Esse ponto de colapso pode afetar também outros países da América Latina, já que a Amazônia distribui chuvas também para outros países. Além disso, sem a Amazônia existe também um grande problema de liberação de estoque de carbono para a atmosfera.,

“Nós desmatamos essa floresta como se não houvesse amanhã. E a Amazônia é como um organismo vivo, e, como todo organismo vivo, essa floresta tem o seu limite, e esse limite é um ponto de colapso”, alerta Márcio.

Omissão de Dados

Em novembro deste ano, um relatório do Instituto Nacional de Pesquisas Espaciais (INPE) apontou um aumento de 22% no desmatamento da Amazônia entre 2020 e 2021. O documento, porém, tem a data de 27 de outubro, período que antecedeu a 26º Conferência do Clima da ONU. Mesmo com o número em mãos, durante a COP26 o Governo Federal não divulgou esses dados.

Para Márcio Astrini, essa omissão significa uma quebra de confiança para o Brasil, e relembra que em 2019, o presidente do INPE foi demitido por publicar números verdadeiros sobre o desmatamento.

“Os números que nós vemos são a verdade. Já o que o governo fala ou pratica normalmente é baseado na mentira, é baseado em teorias conspiratórias e não tem nenhuma relação com o mundo real”, pontua.

Mesmo assim, Astrini ressalta que instituições como o INPE, continuam resistindo aos ataques do governo e produzem dados com base técnica bastante confiável.

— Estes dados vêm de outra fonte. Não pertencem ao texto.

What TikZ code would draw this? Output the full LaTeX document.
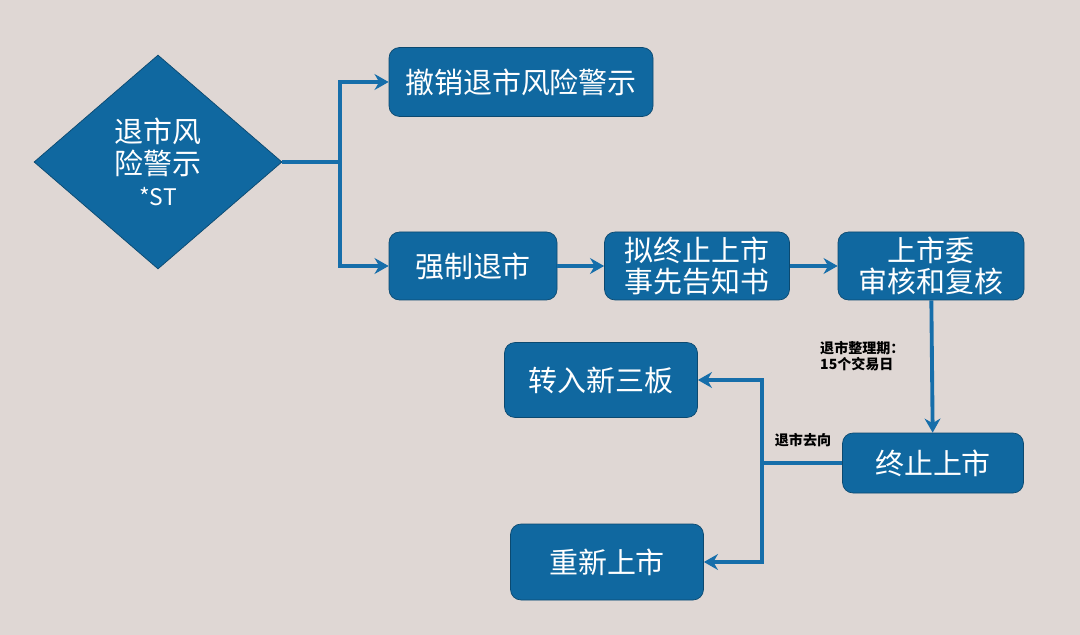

Na conversa, o jornalista Thiago Medaglia destacou a importância de se fazer jornalismo em um ambiente democrático. Segundo ele, fazer jornalismo em um ambiente democrático degradado no Brasil hoje de certa forma é um ativismo, sendo que a própria postura do governo Bolsonaro coloca os comunicadores nessa posição. Para Thiago, o jornalista é o responsável pela informação de qualidade consistente, onde as questões ambientais não devem ser tratadas como um produto cultural. “Quando a gente trata crise climática como um produto cultural, a gente acaba por tornar o assunto um pouco vago. Em geral, eu acho que o público ainda não entendeu o impacto que isso tem nas nossas vidas. A discussão tem ficado um pouco polarizada.” ressalta.